How DNA Evidence Finally Exposed The Potential Identity Of Jack The Ripper
The case of Jack the Ripper is perhaps the most infamous unsolved crime in history. Against the backdrop of Victorian London's impoverished Whitechapel district, an unknown killer murdered and mutilated five women, targeting vulnerable victims with histories of sex work and alcoholism. The year was 1888, and investigators, lacking the forensic technologies of today, were left clueless. In the nearly 150 years since the murder spree, countless sleuths both professional and amateur have tried to retroactively determine the identity of Jack the Ripper. A breakthrough in DNA evidence may have done just that.
In 2007, historian Russell Edwards purchased a shawl thought to be the only piece of physical evidence from the Whitechapel crime scenes to have survived to the present. It belonged to Catherine Eddowes, the fourth of the five canonical victims, and is stained with both blood and semen. Edwards subsequently passed the shawl off to a molecular biologist to run DNA tests on. In 2014, the researchers announced that they had found a 100% match with one of the prime suspects in the murders: one Aaron Kosminski.
Kosminski was a barber born in Poland, who had settled in England six years prior to the Whitechapel murders. At the time of the killings, he was 23, and shortly thereafter he was hospitalized multiple times for psychiatric issues. After threatening his sister with a knife, he was committed to an asylum where he died in 1919. It's easy to see how Kosminski became a suspect, but forensic experts have cast serious doubts on this theory.
Don't put too much faith in these findings
The initial 2014 report claiming to have matched Jack the Ripper's DNA to Aaron Kosminski was widely criticized because the findings were not peer-reviewed, and moreover were published in a tabloid: The Daily Mail. The researchers responded by conducting further tests, this time with the help of descendants of both Kosminski and Eddowes. Mutations in DNA can be passed to offspring, creating lineages of similar genetics, so when the DNA from the shawl was matched to Kosminski's relatives, it seemed to bolster the argument. These results were published in the Journal of Forensic Sciences, but they again came under fire.

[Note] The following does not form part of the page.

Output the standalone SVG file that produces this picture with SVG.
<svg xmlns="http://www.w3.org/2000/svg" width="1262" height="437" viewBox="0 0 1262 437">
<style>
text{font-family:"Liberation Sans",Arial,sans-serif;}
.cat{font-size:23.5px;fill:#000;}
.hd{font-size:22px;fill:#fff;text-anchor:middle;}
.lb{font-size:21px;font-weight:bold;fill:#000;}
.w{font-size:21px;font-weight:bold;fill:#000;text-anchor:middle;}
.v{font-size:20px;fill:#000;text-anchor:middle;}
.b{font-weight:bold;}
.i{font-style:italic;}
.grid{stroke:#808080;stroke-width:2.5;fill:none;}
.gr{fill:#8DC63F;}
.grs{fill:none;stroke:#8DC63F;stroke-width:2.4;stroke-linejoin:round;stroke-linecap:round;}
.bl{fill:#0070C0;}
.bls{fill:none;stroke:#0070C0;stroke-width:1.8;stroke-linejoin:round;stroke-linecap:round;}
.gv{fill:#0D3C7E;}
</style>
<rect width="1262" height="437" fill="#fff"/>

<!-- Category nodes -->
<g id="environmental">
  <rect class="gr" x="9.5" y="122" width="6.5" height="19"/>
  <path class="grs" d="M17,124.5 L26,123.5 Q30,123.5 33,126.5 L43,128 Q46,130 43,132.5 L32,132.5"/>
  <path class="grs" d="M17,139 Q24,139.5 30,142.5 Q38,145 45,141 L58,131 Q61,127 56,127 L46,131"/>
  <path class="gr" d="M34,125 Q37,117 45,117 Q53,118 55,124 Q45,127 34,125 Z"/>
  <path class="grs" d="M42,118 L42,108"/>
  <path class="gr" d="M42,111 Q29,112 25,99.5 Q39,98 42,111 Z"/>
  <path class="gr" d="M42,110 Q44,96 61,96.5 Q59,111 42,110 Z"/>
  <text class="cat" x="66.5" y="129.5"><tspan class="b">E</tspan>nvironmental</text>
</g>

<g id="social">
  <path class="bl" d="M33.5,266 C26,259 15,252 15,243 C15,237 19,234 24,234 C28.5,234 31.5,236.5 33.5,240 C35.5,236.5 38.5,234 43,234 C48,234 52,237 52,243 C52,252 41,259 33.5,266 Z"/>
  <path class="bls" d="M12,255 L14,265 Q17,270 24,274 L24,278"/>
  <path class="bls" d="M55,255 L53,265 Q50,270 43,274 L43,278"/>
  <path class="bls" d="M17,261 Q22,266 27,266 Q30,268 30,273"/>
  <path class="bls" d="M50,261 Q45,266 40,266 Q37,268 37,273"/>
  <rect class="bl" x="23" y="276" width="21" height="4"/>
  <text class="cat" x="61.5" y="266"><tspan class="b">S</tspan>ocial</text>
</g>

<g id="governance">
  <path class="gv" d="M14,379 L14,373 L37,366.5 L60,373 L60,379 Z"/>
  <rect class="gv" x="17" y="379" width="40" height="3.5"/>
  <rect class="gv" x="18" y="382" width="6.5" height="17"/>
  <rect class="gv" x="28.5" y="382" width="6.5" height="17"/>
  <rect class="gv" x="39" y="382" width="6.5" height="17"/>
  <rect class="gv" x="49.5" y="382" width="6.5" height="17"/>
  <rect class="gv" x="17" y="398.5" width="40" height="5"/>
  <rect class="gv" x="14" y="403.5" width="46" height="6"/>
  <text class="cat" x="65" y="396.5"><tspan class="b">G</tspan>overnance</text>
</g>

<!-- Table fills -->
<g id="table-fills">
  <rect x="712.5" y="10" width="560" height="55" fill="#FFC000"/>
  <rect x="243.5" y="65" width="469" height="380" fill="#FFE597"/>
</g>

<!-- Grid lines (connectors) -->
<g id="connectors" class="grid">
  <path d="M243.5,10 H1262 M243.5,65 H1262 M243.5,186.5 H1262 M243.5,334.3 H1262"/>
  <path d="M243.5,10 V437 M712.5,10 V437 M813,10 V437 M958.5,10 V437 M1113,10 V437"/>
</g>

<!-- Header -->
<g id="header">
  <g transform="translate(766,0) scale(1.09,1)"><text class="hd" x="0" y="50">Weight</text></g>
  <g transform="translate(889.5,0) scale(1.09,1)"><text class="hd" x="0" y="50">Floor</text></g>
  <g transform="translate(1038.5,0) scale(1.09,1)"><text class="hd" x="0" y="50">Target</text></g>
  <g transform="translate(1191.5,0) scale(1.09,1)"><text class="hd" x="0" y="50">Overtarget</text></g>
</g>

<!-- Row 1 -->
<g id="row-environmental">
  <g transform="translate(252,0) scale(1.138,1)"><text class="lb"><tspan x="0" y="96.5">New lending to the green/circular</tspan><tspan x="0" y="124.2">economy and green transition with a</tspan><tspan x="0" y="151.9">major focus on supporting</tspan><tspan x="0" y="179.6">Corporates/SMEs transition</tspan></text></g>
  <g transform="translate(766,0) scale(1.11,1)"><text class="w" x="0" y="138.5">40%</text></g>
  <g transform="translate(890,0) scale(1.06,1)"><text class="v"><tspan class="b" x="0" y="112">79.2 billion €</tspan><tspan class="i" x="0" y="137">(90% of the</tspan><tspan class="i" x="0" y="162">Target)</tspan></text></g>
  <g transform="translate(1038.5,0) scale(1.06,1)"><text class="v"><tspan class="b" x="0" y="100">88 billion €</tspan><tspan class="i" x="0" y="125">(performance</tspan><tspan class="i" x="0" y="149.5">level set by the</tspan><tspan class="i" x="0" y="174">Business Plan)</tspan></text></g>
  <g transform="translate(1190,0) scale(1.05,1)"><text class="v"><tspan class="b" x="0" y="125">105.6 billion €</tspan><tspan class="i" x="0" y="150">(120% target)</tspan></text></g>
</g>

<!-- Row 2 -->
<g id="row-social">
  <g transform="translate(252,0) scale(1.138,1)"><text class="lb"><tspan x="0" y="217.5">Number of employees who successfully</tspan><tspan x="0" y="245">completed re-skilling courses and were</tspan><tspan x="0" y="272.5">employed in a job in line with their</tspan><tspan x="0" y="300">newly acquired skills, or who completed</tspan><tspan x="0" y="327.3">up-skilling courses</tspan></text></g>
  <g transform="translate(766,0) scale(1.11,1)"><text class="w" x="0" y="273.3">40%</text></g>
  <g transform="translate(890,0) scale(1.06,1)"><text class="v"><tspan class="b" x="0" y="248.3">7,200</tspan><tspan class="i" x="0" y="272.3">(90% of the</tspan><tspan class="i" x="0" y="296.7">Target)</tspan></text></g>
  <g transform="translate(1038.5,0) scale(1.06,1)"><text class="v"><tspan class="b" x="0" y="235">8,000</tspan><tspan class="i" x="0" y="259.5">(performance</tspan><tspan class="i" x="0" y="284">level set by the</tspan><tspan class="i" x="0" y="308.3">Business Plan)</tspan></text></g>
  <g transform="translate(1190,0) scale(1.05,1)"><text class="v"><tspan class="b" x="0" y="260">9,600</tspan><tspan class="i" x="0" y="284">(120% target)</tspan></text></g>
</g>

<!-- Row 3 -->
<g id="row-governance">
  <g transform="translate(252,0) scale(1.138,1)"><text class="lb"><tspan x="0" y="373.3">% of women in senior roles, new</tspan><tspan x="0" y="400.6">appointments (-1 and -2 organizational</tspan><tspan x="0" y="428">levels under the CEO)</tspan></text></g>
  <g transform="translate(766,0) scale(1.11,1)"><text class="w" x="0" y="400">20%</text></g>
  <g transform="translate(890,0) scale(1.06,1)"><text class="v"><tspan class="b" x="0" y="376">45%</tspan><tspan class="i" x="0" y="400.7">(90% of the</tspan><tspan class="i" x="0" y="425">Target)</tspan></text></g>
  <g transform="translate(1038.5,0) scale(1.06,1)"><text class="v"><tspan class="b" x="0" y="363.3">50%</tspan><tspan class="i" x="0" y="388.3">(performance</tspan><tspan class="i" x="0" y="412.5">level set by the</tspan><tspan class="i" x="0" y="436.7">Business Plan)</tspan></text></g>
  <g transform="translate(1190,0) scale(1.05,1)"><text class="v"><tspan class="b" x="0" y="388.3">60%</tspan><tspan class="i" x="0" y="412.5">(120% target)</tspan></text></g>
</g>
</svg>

Specific details regarding the gene variants compared in the samples were not provided in the study, something that the researchers claim was done to protect the privacy of Eddowes and Kosminski's relatives. The results relied on mitochondrial DNA — DNA which is found inside the mitochondria of cells — but some forensics experts have argued that mitochondrial DNA tests can only reliably determine when samples are not related, and that there could be thousands of other matches for the DNA presented.
DNA is often the best evidence that crime scene investigators have to go on, but with a case over a century old, even DNA is difficult to rely on. Of all the holes in this theory, the most glaring issue is that the shawl is question can't even be confirmed to have come from the crime scene. It may never have belonged to Catherine Eddowes at all.